Your task: Reproduce exactly only the lines from the line that holds "Give me the" to the line that holds "ax = fig.add_axes([102/720, 71/401, 630/720, 315/401])", inclusive, in the listing below, and please leave out every picture.

Data extract:
• • •

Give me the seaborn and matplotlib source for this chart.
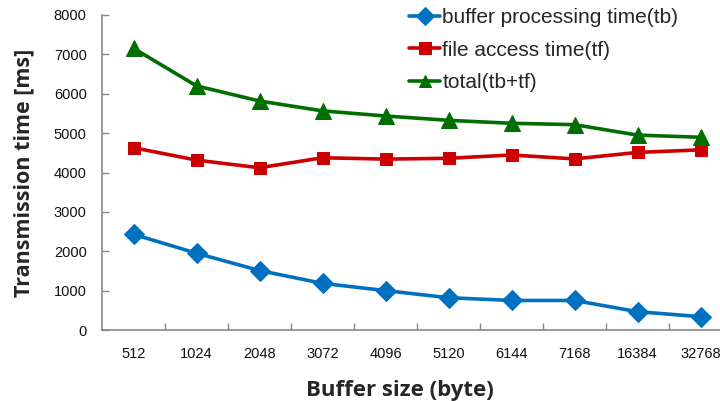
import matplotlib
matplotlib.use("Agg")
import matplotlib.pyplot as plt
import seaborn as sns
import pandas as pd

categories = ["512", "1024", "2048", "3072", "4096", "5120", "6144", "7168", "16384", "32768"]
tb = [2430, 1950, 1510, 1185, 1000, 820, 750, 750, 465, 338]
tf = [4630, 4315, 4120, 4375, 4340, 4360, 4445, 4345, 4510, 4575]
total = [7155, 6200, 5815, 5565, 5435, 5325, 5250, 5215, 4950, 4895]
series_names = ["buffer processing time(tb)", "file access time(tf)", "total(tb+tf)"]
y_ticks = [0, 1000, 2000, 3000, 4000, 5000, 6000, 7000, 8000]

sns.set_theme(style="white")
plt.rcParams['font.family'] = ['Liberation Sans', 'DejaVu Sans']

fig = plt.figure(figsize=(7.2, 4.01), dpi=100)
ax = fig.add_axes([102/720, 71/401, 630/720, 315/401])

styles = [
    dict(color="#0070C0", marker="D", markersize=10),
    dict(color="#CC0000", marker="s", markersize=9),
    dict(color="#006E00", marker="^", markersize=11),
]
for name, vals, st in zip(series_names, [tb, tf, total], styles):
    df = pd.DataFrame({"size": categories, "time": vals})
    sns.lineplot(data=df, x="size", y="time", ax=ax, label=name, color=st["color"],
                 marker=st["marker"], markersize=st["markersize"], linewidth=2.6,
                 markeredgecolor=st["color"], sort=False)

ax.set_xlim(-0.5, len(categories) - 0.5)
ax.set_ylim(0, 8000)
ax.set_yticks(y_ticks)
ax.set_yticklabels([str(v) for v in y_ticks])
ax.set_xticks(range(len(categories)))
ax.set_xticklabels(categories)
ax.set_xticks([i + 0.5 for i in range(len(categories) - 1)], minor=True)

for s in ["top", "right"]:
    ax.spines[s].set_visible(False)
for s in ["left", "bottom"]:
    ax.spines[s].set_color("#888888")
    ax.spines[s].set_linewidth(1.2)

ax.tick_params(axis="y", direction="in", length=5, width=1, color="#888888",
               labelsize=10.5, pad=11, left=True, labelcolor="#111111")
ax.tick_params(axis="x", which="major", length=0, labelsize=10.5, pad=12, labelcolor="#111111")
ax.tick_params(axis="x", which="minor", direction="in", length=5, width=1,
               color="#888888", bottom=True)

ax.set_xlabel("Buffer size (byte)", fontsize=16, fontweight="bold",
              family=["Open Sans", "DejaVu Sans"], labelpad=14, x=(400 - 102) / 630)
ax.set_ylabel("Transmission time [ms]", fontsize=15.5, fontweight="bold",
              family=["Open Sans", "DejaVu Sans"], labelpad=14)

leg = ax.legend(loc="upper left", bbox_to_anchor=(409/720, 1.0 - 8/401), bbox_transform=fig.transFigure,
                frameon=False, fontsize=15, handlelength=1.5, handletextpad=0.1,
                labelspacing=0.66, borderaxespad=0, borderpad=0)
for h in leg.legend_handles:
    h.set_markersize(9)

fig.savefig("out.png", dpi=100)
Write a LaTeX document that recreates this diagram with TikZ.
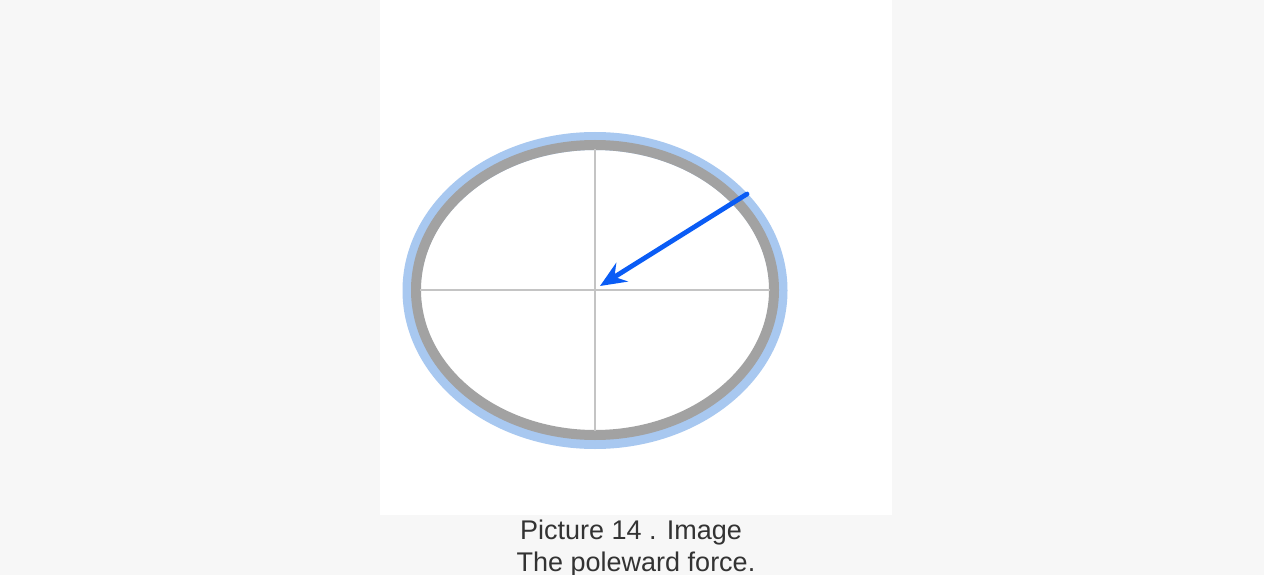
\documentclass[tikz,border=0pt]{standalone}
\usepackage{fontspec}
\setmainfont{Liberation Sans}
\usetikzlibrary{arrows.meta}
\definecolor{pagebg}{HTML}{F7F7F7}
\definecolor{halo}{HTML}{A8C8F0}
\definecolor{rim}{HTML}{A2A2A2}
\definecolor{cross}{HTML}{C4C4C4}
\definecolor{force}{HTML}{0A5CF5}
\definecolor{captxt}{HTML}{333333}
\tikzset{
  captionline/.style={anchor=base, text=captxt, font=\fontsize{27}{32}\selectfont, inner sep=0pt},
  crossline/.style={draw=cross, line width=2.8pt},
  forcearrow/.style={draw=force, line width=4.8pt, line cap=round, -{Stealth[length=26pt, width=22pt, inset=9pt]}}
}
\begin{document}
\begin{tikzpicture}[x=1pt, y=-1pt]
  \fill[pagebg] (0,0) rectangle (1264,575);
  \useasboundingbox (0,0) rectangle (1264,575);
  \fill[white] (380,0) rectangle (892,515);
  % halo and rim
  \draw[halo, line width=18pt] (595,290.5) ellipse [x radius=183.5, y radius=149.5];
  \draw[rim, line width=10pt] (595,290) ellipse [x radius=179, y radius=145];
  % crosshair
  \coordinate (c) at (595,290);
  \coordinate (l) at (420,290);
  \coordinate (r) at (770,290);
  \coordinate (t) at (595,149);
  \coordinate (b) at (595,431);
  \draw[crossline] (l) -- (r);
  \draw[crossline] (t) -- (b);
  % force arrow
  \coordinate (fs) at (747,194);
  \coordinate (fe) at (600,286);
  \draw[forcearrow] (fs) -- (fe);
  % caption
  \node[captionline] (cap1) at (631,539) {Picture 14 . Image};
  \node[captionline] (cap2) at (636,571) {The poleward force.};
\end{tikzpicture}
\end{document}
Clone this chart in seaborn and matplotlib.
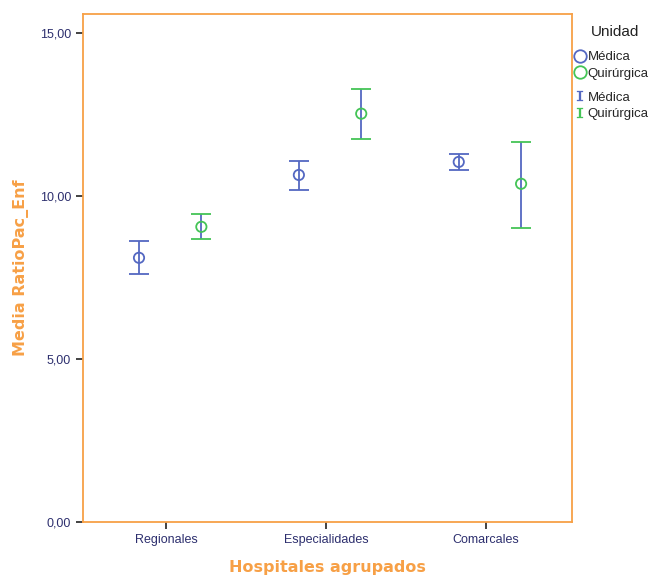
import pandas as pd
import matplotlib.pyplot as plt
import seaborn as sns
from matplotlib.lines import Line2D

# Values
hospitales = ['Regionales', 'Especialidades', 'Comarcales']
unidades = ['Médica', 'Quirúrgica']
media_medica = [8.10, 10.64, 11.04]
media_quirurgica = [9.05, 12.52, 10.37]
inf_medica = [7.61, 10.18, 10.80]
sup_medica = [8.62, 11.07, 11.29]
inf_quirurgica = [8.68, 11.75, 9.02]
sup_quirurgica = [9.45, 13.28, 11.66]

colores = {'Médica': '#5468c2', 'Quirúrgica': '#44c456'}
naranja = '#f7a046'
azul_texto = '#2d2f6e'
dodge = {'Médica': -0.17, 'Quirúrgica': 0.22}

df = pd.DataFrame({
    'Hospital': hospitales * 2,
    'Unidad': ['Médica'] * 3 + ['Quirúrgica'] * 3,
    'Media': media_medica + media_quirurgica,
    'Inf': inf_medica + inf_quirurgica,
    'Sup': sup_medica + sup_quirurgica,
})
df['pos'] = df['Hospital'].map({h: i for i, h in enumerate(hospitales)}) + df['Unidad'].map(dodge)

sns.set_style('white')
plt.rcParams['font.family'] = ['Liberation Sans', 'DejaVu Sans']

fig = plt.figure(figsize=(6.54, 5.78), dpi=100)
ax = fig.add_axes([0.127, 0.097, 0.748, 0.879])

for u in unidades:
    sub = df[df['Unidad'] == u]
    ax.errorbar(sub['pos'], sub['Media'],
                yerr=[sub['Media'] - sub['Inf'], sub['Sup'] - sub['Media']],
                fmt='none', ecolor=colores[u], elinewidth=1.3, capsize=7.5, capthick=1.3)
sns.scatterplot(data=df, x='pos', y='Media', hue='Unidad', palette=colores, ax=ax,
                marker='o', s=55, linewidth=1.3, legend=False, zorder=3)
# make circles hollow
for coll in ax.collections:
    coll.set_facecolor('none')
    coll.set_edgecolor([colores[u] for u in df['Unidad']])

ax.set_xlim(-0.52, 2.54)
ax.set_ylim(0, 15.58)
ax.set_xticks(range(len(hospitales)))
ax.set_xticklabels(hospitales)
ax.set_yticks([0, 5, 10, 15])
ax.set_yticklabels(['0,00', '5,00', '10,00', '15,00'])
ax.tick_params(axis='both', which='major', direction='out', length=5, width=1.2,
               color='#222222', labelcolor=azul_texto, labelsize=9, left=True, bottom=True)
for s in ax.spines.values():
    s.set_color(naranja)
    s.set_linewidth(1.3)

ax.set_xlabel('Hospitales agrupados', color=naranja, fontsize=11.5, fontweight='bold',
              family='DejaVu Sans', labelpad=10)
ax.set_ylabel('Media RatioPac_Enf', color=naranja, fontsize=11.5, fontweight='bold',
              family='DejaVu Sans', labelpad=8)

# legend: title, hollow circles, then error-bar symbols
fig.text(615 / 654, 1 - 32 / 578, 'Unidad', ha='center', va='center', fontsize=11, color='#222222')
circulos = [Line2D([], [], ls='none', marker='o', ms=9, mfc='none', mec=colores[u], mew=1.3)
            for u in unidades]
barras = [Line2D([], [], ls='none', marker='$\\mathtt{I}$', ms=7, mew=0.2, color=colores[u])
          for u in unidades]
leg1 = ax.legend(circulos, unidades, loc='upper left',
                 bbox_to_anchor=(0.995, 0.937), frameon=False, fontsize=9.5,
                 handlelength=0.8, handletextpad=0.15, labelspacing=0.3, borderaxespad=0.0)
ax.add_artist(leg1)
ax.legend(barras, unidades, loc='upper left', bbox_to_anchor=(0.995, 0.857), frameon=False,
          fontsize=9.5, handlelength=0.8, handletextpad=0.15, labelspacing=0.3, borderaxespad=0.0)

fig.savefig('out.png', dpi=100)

• • •

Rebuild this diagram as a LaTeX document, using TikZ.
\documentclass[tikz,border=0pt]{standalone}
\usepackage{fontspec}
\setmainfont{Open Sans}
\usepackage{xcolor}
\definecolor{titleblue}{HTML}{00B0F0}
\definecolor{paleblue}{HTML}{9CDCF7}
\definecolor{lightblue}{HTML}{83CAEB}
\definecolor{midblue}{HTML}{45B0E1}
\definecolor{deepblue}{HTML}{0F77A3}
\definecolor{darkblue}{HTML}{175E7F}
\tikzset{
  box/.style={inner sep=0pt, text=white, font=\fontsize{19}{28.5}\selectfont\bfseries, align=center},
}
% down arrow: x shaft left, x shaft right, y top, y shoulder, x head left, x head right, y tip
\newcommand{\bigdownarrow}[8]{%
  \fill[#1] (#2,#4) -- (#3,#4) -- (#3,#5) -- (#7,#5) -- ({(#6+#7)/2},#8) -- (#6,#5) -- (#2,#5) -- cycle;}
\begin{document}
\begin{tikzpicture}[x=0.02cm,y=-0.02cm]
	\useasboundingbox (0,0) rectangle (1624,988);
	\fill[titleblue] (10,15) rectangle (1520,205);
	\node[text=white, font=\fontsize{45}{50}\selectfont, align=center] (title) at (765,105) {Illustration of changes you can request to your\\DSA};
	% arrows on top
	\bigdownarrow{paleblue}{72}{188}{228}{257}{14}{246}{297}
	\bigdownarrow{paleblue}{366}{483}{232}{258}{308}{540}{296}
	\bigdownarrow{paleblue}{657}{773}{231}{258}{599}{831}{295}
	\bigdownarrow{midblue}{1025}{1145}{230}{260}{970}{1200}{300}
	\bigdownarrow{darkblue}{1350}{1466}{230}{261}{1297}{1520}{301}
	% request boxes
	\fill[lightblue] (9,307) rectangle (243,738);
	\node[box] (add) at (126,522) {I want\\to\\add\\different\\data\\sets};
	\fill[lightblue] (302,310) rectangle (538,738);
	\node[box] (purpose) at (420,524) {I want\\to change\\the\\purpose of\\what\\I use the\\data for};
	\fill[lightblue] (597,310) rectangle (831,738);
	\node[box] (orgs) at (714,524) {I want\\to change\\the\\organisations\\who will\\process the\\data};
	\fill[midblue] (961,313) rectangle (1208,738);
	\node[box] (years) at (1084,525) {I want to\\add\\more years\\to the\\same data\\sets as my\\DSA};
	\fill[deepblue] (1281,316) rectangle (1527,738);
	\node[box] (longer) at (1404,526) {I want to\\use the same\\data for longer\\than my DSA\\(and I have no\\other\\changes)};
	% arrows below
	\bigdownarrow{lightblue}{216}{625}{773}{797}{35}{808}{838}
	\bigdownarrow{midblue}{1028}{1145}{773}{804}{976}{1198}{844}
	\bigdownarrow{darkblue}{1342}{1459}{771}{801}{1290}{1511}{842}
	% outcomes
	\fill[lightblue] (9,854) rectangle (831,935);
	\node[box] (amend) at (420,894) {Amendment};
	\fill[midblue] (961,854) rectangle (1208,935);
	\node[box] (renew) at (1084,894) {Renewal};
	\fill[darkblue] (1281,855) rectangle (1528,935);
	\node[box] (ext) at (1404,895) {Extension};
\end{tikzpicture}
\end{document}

• • •

Solution to the exercise:
Give me the seaborn and matplotlib source for this chart.
import matplotlib
matplotlib.use("Agg")
import matplotlib.pyplot as plt
import seaborn as sns
import pandas as pd

categories = ["512", "1024", "2048", "3072", "4096", "5120", "6144", "7168", "16384", "32768"]
tb = [2430, 1950, 1510, 1185, 1000, 820, 750, 750, 465, 338]
tf = [4630, 4315, 4120, 4375, 4340, 4360, 4445, 4345, 4510, 4575]
total = [7155, 6200, 5815, 5565, 5435, 5325, 5250, 5215, 4950, 4895]
series_names = ["buffer processing time(tb)", "file access time(tf)", "total(tb+tf)"]
y_ticks = [0, 1000, 2000, 3000, 4000, 5000, 6000, 7000, 8000]

sns.set_theme(style="white")
plt.rcParams['font.family'] = ['Liberation Sans', 'DejaVu Sans']

fig = plt.figure(figsize=(7.2, 4.01), dpi=100)
ax = fig.add_axes([102/720, 71/401, 630/720, 315/401])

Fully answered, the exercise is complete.